法律コラム
改正個人情報保護法(第4回)-仮名加工情報・個人関連情報とは-
2022年 12月 28日
「個人情報」については、本稿 第1回 の中で、「個人識別符号」や「要配慮個人情報」、「個人データ」などが含まれることに触れました。ほかにも個人情報そのものではありませんが、取り扱いを注意すべき関連情報があります。
1.匿名加工情報
その一つは「匿名加工情報」と呼ばれるものです。
匿名加工情報は、特定の個人を識別することができないように個人情報を加工したもので、当該個人情報を復元できないようにした情報のことをいいます。本人かどうか一切分からない程度まで加工されたもので個人情報には該当しません。

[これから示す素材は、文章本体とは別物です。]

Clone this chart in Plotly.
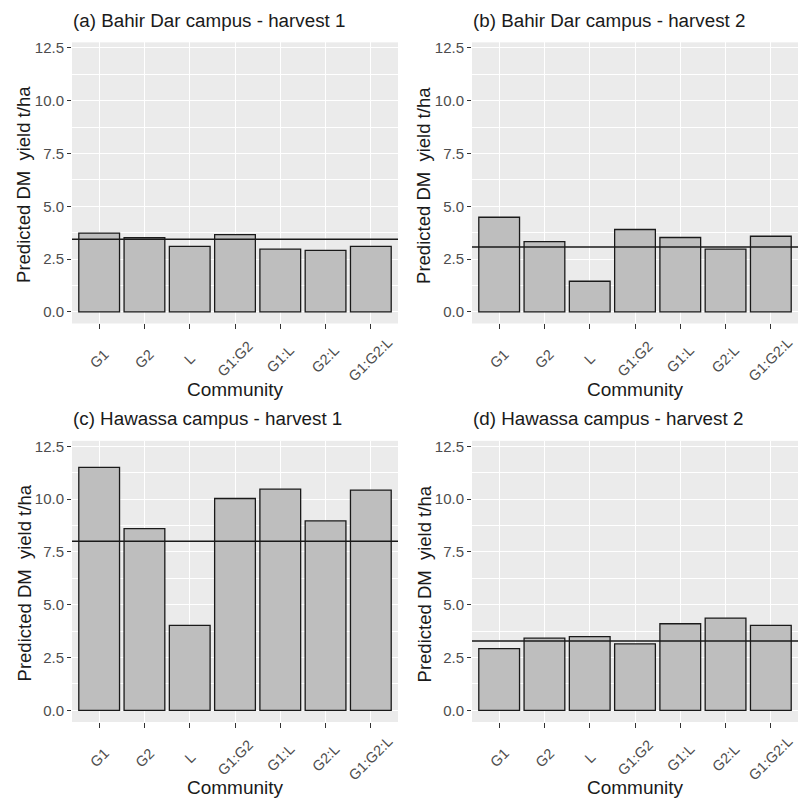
import plotly.graph_objects as go

categories = ["G1", "G2", "L", "G1:G2", "G1:L", "G2:L", "G1:G2:L"]
titles = ["(a) Bahir Dar campus - harvest 1", "(b) Bahir Dar campus - harvest 2",
          "(c) Hawassa campus - harvest 1", "(d) Hawassa campus - harvest 2"]
yield_a = [3.73, 3.51, 3.10, 3.66, 2.97, 2.91, 3.10]
yield_b = [4.48, 3.33, 1.45, 3.90, 3.52, 2.97, 3.58]
yield_c = [11.50, 8.60, 4.02, 10.03, 10.47, 8.97, 10.43]
yield_d = [2.92, 3.42, 3.49, 3.15, 4.10, 4.37, 4.02]
mean_lines = [3.44, 3.07, 8.01, 3.28]
y_ticks = [0, 2.5, 5.0, 7.5, 10.0, 12.5]
y_ticklabels = ["0.0", "2.5", "5.0", "7.5", "10.0", "12.5"]

series = [yield_a, yield_b, yield_c, yield_d]

W, H = 801, 800
FONT = "Liberation Sans, Arial, sans-serif"

# panel geometry in pixels: (left, right, top, bottom)
panels = [
    (72, 398, 39.5, 321.7),
    (472, 798, 39.5, 321.7),
    (72, 398, 439.5, 721.7),
    (472, 798, 439.5, 721.7),
]

fig = go.Figure()
layout = dict(
    width=W, height=H,
    margin=dict(l=0, r=0, t=0, b=0),
    paper_bgcolor="white",
    plot_bgcolor="#EBEBEB",
    showlegend=False,
    font=dict(family=FONT),
)
annotations = []
shapes = []

for i, (vals, (l, r, t, b)) in enumerate(zip(series, panels)):
    n = i + 1
    xa = "x" if n == 1 else f"x{n}"
    ya = "y" if n == 1 else f"y{n}"
    xkey = "xaxis" if n == 1 else f"xaxis{n}"
    ykey = "yaxis" if n == 1 else f"yaxis{n}"
    xpos = list(range(1, len(categories) + 1))
    fig.add_trace(go.Bar(
        x=xpos, y=vals, width=0.9,
        marker=dict(color="#BEBEBE", line=dict(color="#1A1A1A", width=1.3)),
        xaxis=xa, yaxis=ya, hoverinfo="skip",
    ))
    layout[xkey] = dict(
        domain=[l / W, r / W], anchor=ya,
        range=[0.4, 7.6], tickmode="array", tickvals=xpos, ticktext=[""] * len(xpos),
        showgrid=True, gridcolor="white", gridwidth=1.1,
        ticks="outside", ticklen=5, tickcolor="#333333", tickwidth=1,
        zeroline=False, showline=False,
    )
    layout[ykey] = dict(
        domain=[1 - b / H, 1 - t / H], anchor=xa,
        range=[-0.55, 12.76], tickmode="array", tickvals=y_ticks, ticktext=y_ticklabels,
        showgrid=True, gridcolor="white", gridwidth=1.1,
        minor=dict(tickmode="array", tickvals=[1.25, 3.75, 6.25, 8.75, 11.25],
                   showgrid=True, gridcolor="white", gridwidth=0.5, ticks=""),
        ticks="outside", ticklen=4, tickcolor="#333333", tickwidth=1,
        tickfont=dict(size=15, color="#4D4D4D", family=FONT),
        zeroline=False, showline=False,
    )
    # mean line
    shapes.append(dict(type="line", xref=f"{xa} domain", yref=ya, x0=0, x1=1,
                       y0=mean_lines[i], y1=mean_lines[i],
                       line=dict(color="#1A1A1A", width=1.5)))
    # title
    annotations.append(dict(text=titles[i], xref="paper", yref="paper",
                            x=(l - 1) / W, y=1 - (t - 22) / H, xanchor="left", yanchor="middle",
                            showarrow=False, font=dict(size=18.8, color="#1A1A1A", family=FONT)))
    # y axis title
    annotations.append(dict(text="Predicted DM  yield t/ha", xref="paper", yref="paper",
                            x=(l - 48) / W, y=1 - ((t + b) / 2 + 2) / H, xanchor="center", yanchor="middle",
                            textangle=-90, showarrow=False,
                            font=dict(size=18.5, color="#1A1A1A", family=FONT)))
    # x tick labels (rotated, centered under ticks)
    for xp, cat in zip(xpos, categories):
        annotations.append(dict(text=cat, xref=xa, yref="paper", x=xp,
                                y=1 - (b + 36) / H, xanchor="center", yanchor="middle",
                                textangle=-45, showarrow=False,
                                font=dict(size=14.5, color="#4D4D4D", family=FONT)))
    # x axis title
    annotations.append(dict(text="Community", xref="paper", yref="paper",
                            x=(l + r) / 2 / W, y=1 - (b + 66) / H, xanchor="center", yanchor="middle",
                            showarrow=False, font=dict(size=19, color="#1A1A1A", family=FONT)))

layout["annotations"] = annotations
layout["shapes"] = shapes
fig.update_layout(**layout)
fig.write_html("out.html", config={"displayModeBar": False},
               post_script="document.body.style.margin='0';")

個人情報の取り扱いよりも緩やかな規制の下で、自由な流通・利活用を促進することを目的に創設されたもので、匿名加工情報を第三者に提供する際に当該本人の同意は不要とされています。
ただ、個人情報を匿名加工情報に加工するためには、個人情報保護法に定められた基準に従わなければならず、高度な専門的知識や高い技術力が必要になるため、中小企業が簡単に導入するのは難しい面がありました。
2.仮名加工情報
前述したような背景から、令和4年4月1日に施行された改正個人情報保護法において、新たに設けられたのが「仮名加工情報」です。

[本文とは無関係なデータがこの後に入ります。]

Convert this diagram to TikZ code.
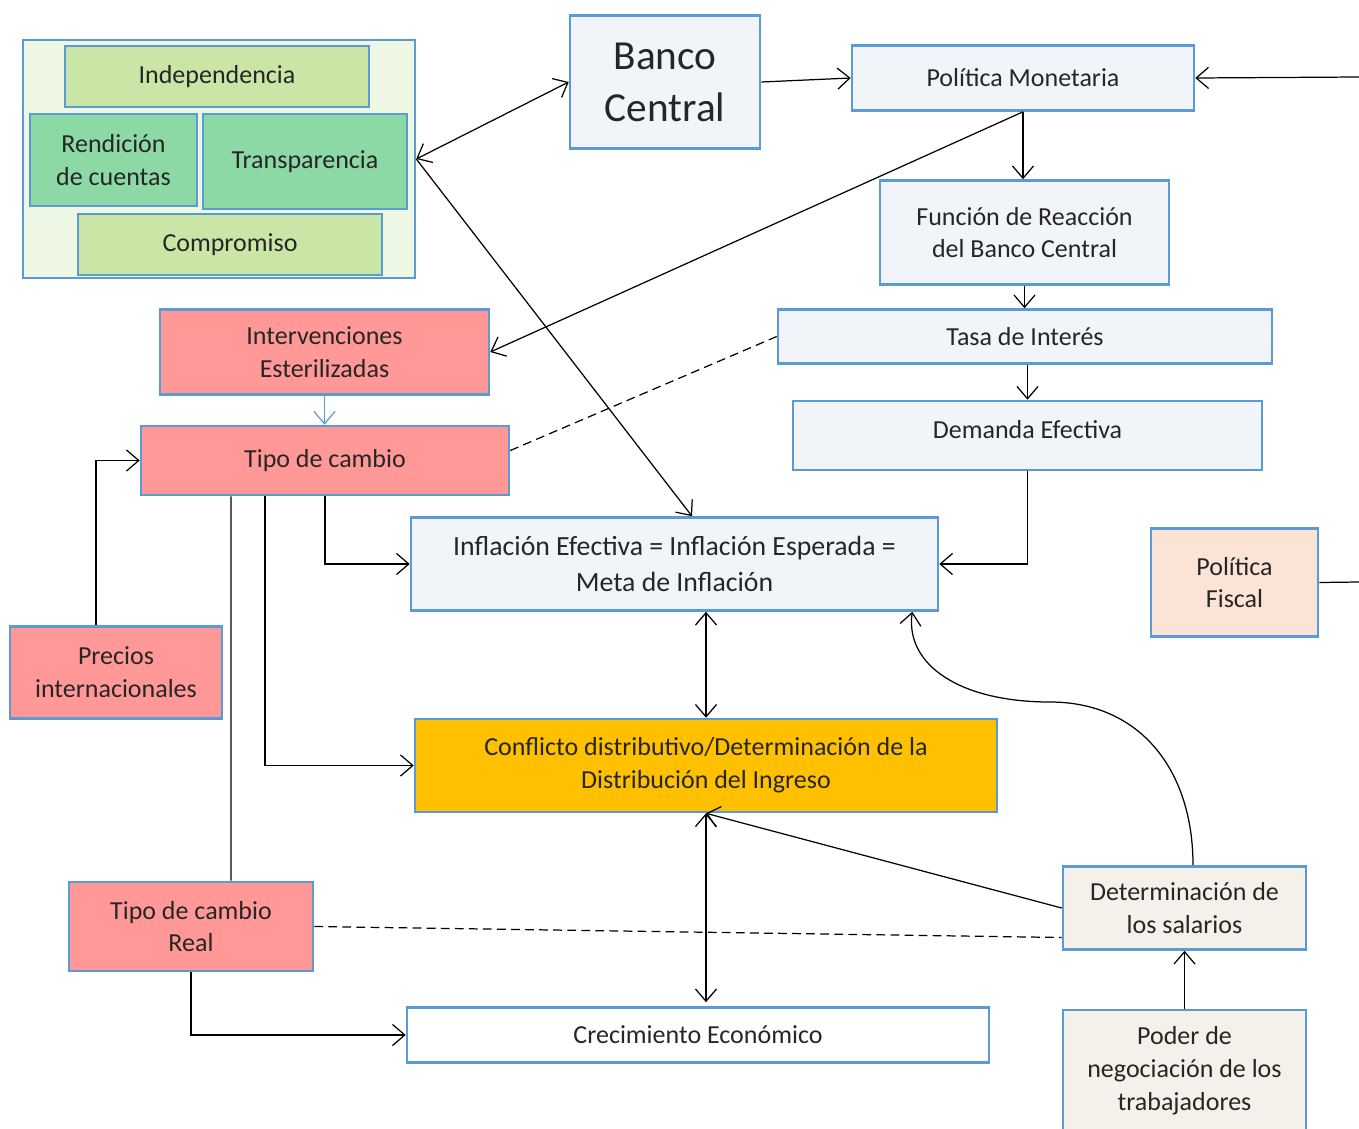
\documentclass[tikz,border=0pt]{standalone}
\usepackage{fontspec}
\setmainfont{Carlito}
\usepackage{tikz}
\usetikzlibrary{arrows.meta}

\definecolor{borde}{HTML}{5B9BD5}
\definecolor{azulclaro}{HTML}{F1F5FA}
\definecolor{verdefondo}{HTML}{EEF6E4}
\definecolor{verdeclaro}{HTML}{C9E6A6}
\definecolor{verdementa}{HTML}{8CD9A6}
\definecolor{rosa}{HTML}{FF9896}
\definecolor{durazno}{HTML}{FBE4D5}
\definecolor{naranja}{HTML}{FFC000}
\definecolor{crema}{HTML}{F3F1EA}

\begin{document}
\begin{tikzpicture}[x=0.02cm,y=-0.02cm,>={Straight Barb[length=7pt,width=12pt]}]
\tikzstyle{caja} = [draw=borde,line width=1.5pt,inner sep=0pt,align=center,text=black!85,font=\fontsize{14.8}{18.7}\selectfont];
\tikzstyle{azul} = [caja,fill=azulclaro];
\tikzstyle{rosada} = [caja,fill=rosa];
\tikzstyle{crem} = [caja,fill=crema];
\tikzstyle{flecha} = [->,line width=0.7pt];
\tikzstyle{doble} = [<->,line width=0.7pt];
\tikzstyle{linea} = [line width=0.7pt];
\tikzstyle{punteada} = [dash pattern=on 5pt off 3pt,line width=0.7pt];
\useasboundingbox (0,0) rectangle (1359,1129);

% bloque de la izquierda
\node [caja,fill=verdefondo,minimum width=7.84cm,minimum height=4.76cm] (grp) at (219,159) {};
\node [caja,fill=verdeclaro,minimum width=6.08cm,minimum height=1.22cm] (ind) at (217,76.5) {Independencia};
\node [caja,fill=verdementa,minimum width=3.34cm,minimum height=1.84cm] (rc) at (113.5,160) {Rendición\\de cuentas};
\node [caja,fill=verdementa,minimum width=4.08cm,minimum height=1.9cm] (tr) at (305,161.5) {Transparencia};
\node [caja,fill=verdeclaro,minimum width=6.08cm,minimum height=1.22cm] (com) at (230,244.5) {Compromiso};

\node [azul,minimum width=3.8cm,minimum height=2.66cm,font=\fontsize{23.5}{29.5}\selectfont] (bc) at (665,82) {Banco\\Central};
\node [azul,minimum width=6.84cm,minimum height=1.3cm] (pm) at (1023,78) {Política Monetaria};
\node [azul,minimum width=5.78cm,minimum height=2.08cm] (frbc) at (1024.5,232.5) {Función de Reacción\\del Banco Central};
\node [azul,minimum width=9.88cm,minimum height=1.08cm] (ti) at (1025,336.5) {Tasa de Interés};
\node [azul,minimum width=9.38cm,minimum height=1.38cm] (de) at (1027.5,435.5) {\raisebox{0.25cm}{Demanda Efectiva}};
\node [rosada,minimum width=6.58cm,minimum height=1.7cm] (ie) at (324.5,352) {Intervenciones\\Esterilizadas};
\node [rosada,minimum width=7.36cm,minimum height=1.38cm] (tc) at (325,460.5) {Tipo de cambio};
\node [azul,minimum width=10.54cm,minimum height=1.86cm,font=\fontsize{15.8}{20.4}\selectfont] (inf) at (674.5,564) {Inflación Efectiva = Inflación Esperada =\\Meta de Inflación};
\node [caja,fill=durazno,minimum width=3.34cm,minimum height=2.16cm] (pf) at (1234.5,582.5) {Política\\Fiscal};
\node [rosada,minimum width=4.24cm,minimum height=1.84cm] (pi) at (116,672.5) {Precios\\internacionales};
\node [caja,fill=naranja,minimum width=11.64cm,minimum height=1.86cm] (cd) at (706,765.5) {Conflicto distributivo/Determinación de la\\Distribución del Ingreso};
\node [rosada,minimum width=4.88cm,minimum height=1.78cm] (tcr) at (191,926.5) {Tipo de cambio\\Real};
\node [caja,fill=white,minimum width=11.64cm,minimum height=1.1cm] (ce) at (698,1035) {Crecimiento Económico};
\node [crem,minimum width=4.86cm,minimum height=1.66cm] (ds) at (1184.5,908) {Determinación de\\los salarios};
\node [crem,minimum width=4.86cm,minimum height=2.44cm] (pn) at (1184.5,1071) {Poder de\\negociación de los\\trabajadores};

\coordinate (pmin) at (1359,77);
\coordinate (pfout) at (1359,582);

% conexiones
\draw [doble] (grp.east) -- (bc.west);
\draw [flecha] (bc.east) -- (pm.west);
\draw [flecha] (pmin) -- (pm.east);
\draw [flecha] (pm.south) -- (pm.south |- frbc.north);
\draw [flecha] (pm.south) -- (ie.east);
\draw [flecha] (frbc.south) -- (frbc.south |- ti.north);
\draw [flecha] (ti.south -| de.north) -- (de.north);
\draw [flecha] (grp.east) -- ([xshift=0.35cm]inf.north);
\draw [flecha,draw=borde] (ie.south) -- (ie.south |- tc.north);
\draw [punteada] ([yshift=0.2cm]tc.east) -- (ti.west);
\draw [flecha] ([xshift=-0.4cm]pi.north) |- (tc.west);
\draw [flecha] (tc.south) |- (inf.west);
\draw [flecha] ([xshift=-1.2cm]tc.south) |- (cd.west);
\draw [linea] ([xshift=-1.88cm]tc.south) -- ([xshift=0.8cm]tcr.north);
\draw [flecha] (de.south) |- (inf.east);
\draw [doble] (inf.south -| cd.north) -- (cd.north);
\draw [flecha] ([xshift=0.17cm]ds.north) .. controls (1193,770) and (1140,702) .. (1050,702) .. controls (960,702) and (905,665) .. ([xshift=-0.54cm]inf.south east);
\draw [flecha] (ds.west) -- (cd.south);
\draw [doble] (cd.south) -- ([yshift=0.08cm]cd.south |- ce.north);
\draw [punteada] (tcr.east) -- ([yshift=-0.59cm]ds.west);
\draw [flecha] (tcr.south) |- (ce.west);
\draw [flecha] (pn.north) -- (ds.south);
\draw [linea] (pf.east) -- (pfout);
\end{tikzpicture}
\end{document}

他の情報と照らし合わさない限り、特定の個人を識別できないように、個人情報を加工して得られる個人に関する情報のことを仮名加工情報と呼びます。例えば、元の個人情報の一部を削除したり、IDなどのように記号で置き換えたりしたものがこれに該当します。
加工によって一定の安全性を確保しつつ、匿名加工情報よりもデータの有用性を保って、詳細な分析を実施し得る情報とされています。

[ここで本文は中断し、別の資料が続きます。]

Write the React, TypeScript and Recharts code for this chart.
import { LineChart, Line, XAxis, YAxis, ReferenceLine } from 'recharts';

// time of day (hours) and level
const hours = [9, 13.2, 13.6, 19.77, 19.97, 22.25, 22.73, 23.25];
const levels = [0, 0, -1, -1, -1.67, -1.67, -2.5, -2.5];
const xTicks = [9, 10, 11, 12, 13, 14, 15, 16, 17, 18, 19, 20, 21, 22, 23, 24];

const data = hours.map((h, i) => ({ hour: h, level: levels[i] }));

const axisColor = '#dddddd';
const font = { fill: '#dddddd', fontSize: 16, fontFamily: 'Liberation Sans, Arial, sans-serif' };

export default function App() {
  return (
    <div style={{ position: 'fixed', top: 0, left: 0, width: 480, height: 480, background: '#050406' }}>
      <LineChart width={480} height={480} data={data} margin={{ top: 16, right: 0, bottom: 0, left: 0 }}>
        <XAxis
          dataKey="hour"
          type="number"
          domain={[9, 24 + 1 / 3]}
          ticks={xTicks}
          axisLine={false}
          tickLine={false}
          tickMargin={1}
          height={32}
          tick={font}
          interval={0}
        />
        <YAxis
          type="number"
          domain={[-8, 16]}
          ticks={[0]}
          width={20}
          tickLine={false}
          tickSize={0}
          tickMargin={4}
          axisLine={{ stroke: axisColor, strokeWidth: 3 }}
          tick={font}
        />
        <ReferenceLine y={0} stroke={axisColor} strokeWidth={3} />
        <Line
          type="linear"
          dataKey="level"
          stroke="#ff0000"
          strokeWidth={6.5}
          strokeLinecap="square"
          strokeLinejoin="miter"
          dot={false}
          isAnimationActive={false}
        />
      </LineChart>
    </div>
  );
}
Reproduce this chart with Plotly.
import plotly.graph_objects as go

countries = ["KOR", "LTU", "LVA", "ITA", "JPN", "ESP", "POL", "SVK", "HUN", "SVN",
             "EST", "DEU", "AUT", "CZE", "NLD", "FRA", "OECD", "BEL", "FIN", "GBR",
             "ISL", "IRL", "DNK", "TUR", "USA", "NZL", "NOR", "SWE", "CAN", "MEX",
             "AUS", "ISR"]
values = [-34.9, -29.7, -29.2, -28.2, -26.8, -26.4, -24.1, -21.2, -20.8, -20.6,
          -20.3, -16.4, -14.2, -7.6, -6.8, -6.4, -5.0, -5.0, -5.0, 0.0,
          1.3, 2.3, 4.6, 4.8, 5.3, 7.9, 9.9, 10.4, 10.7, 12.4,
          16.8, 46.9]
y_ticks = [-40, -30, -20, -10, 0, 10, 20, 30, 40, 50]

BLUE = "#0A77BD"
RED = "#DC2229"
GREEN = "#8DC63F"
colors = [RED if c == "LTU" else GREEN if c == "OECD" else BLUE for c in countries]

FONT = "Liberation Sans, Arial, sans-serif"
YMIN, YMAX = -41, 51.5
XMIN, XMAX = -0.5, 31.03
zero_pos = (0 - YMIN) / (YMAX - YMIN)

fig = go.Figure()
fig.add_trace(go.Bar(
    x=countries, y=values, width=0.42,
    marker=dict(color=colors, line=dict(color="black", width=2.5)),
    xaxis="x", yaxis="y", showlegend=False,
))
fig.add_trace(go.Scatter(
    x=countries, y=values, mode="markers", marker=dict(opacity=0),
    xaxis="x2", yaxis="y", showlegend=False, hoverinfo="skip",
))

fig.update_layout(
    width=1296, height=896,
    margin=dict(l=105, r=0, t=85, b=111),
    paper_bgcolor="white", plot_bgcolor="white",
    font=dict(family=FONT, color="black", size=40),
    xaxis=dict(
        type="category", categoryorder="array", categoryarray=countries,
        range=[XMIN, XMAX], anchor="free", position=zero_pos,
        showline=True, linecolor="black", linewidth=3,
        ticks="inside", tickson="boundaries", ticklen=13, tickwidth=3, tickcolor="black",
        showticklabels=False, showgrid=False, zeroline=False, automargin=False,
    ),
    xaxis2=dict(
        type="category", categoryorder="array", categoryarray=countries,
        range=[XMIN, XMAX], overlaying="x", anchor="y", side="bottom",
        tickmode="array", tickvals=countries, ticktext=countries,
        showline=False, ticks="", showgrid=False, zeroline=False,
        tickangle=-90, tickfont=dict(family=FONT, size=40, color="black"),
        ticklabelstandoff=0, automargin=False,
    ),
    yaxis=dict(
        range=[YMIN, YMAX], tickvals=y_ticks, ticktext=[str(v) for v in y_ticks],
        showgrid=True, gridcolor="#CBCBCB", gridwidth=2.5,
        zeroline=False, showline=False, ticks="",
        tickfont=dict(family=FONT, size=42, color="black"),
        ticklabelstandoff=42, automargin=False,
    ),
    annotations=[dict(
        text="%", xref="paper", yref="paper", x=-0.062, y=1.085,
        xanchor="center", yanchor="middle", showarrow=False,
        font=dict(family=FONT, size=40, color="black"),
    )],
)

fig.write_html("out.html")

仮名加工情報に変換すると、以下の義務からは適用除外されます。
- 利用目的の変更の制限
- 漏えい等の報告・本人への通知
- 開示・利用停止等の請求対応
第三者への提供は原則禁止されていますが、委託・共同利用は可能です。また、作成元となった個人情報はそのまま利用が可能で、本人の同意があれば第三者への提供も可能です。ただし仮名加工情報を他の情報と照合して、作成元の「個人情報」における本人を識別することは禁止されています。
3.個人関連情報
こちらも令和4年4月1日に施行された改正個人情報保護法で新たに設けられたものです。生存する個人に関する情報のうち、個人情報、仮名加工情報、匿名加工情報のいずれにも該当しないものを「個人関連情報」としています。
具体的には、Cookie等の端末識別子を通じて収集された、ウェブサイト閲覧履歴や商品購買履歴、サービスの利用履歴、あるいは個人の位置情報などがこれに該当します(ただし特定の個人が識別できるほど蓄積された位置情報などについては、個人関連情報ではなく個人情報に該当することになります)。
また、個人関連情報を第三者に提供する場合、提供先が所有するIDなどによって「個人データ」として使用されることが想定される場合は、提供元に第三者提供についての本人同意を得ることが義務づけられています。
本人の同意を取得する必要のある情報の範囲が拡大するわけですから、社内規程やマニュアル等の見直しが必要になります。
4.今後の展開
今後ますます個人情報の価値が高まってくること、また、その扱い方についてもますます高度化してくることが予想されます。
中小企業の事業主には、個人情報保護の重要性を十分に認識したうえで、必要に応じて専門家の支援等も受けながら、個人情報の管理体制を整備していくことが求められるでしょう。